I like to hope and pray that since RISC-V was found on the principles of royalty free open instruction sets and blueprints that anyone who sockets the architecture might follow through.

A lot of the problems with x86 motherboard vendors is probably that they legally cannot disclose a lot of the internal documentation and code handed them from Intel, because Intel uses some of it as a trade secret against ARM / AMD.

Intel gives a fuckton of information to any and everyone, they submit code to the TianoCore project, they pretty much bend over backward to say, "here, take this, make your stuff not suck." The UEFI forum's pretty similar in access to tools and specifications. This all comes down to a race to the bottom for coders because software's a liability to a lot of the companies developing hardware, even if things are handed to them pretty much on a silver platter.

Poke around Intel's firmware developer center http://firmware.intel.com/develop . There's pretty much everything there you need to make a firmware that isn't terrible, but companies will find a way to provide one anyway.

I'm not seeing where firmware.intel.com has any documentation for stuff that's lower-level than EFI modules and drivers.
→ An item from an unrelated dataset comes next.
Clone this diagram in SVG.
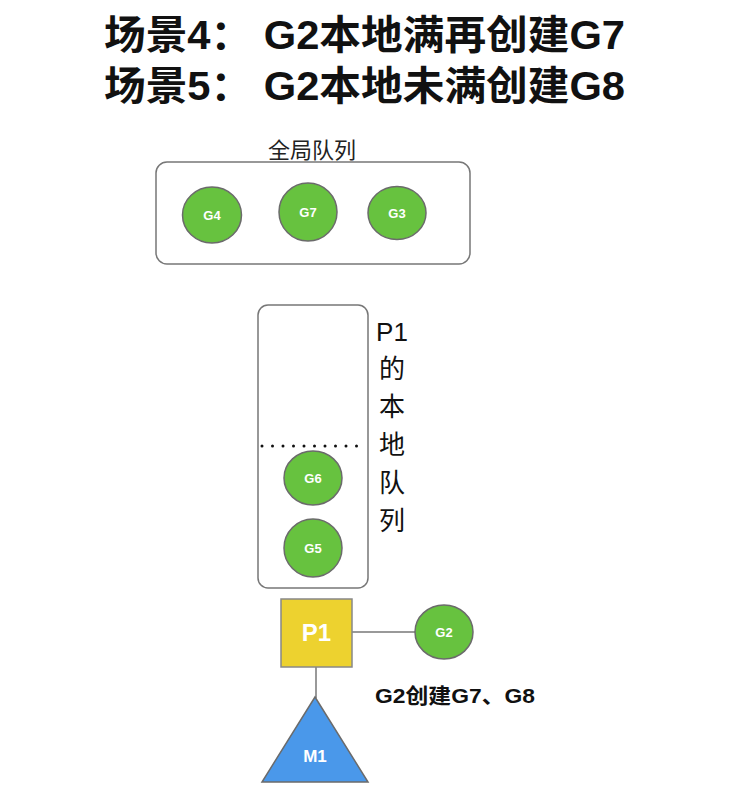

They've got a Firmware Support Package that "provides a binary package to initialize the processor, memory controller, and Intel chipset initialization functions", but only for some mobile and embedded platforms. Otherwise, they seem to just refer you to Phoenix, AMI, and friends so you can license their buggy stuff to build a custom GUI for. There's really not much benefit to the community in making it possible to build better EFI modules if you've got no way to integrate them into a usable replacement firmware for your existing hardware.
The real problem is that SoCs are SoCs, not Cs. The peripherals (networking, graphics, disk interface, etc.) don't necessarily need to be open on a RISC-V processor.
This is also true with ARM, which is why I doubt RISC-V is a solution to the problem of bad firmware and/or lack of SoC documentation. ARM is "open" in the sense that the CPU architecture is publicly documented --- you just can't legally implement the CPU without licensing it from ARM.

FYI the pre-Pentium subset of x86 has been public-domain and free of patents for a long time, and I believe several more Pentium-level patents are going to expire soon, so in that sense a lot of the basic x86 instruction set is more open than ARM. No doubt if RISC-V becomes popular there will be plenty of proprietary extensions to it too.

The good news is that the eg Intel FSP firmware blobs would not be the problem in cases like this and never would be.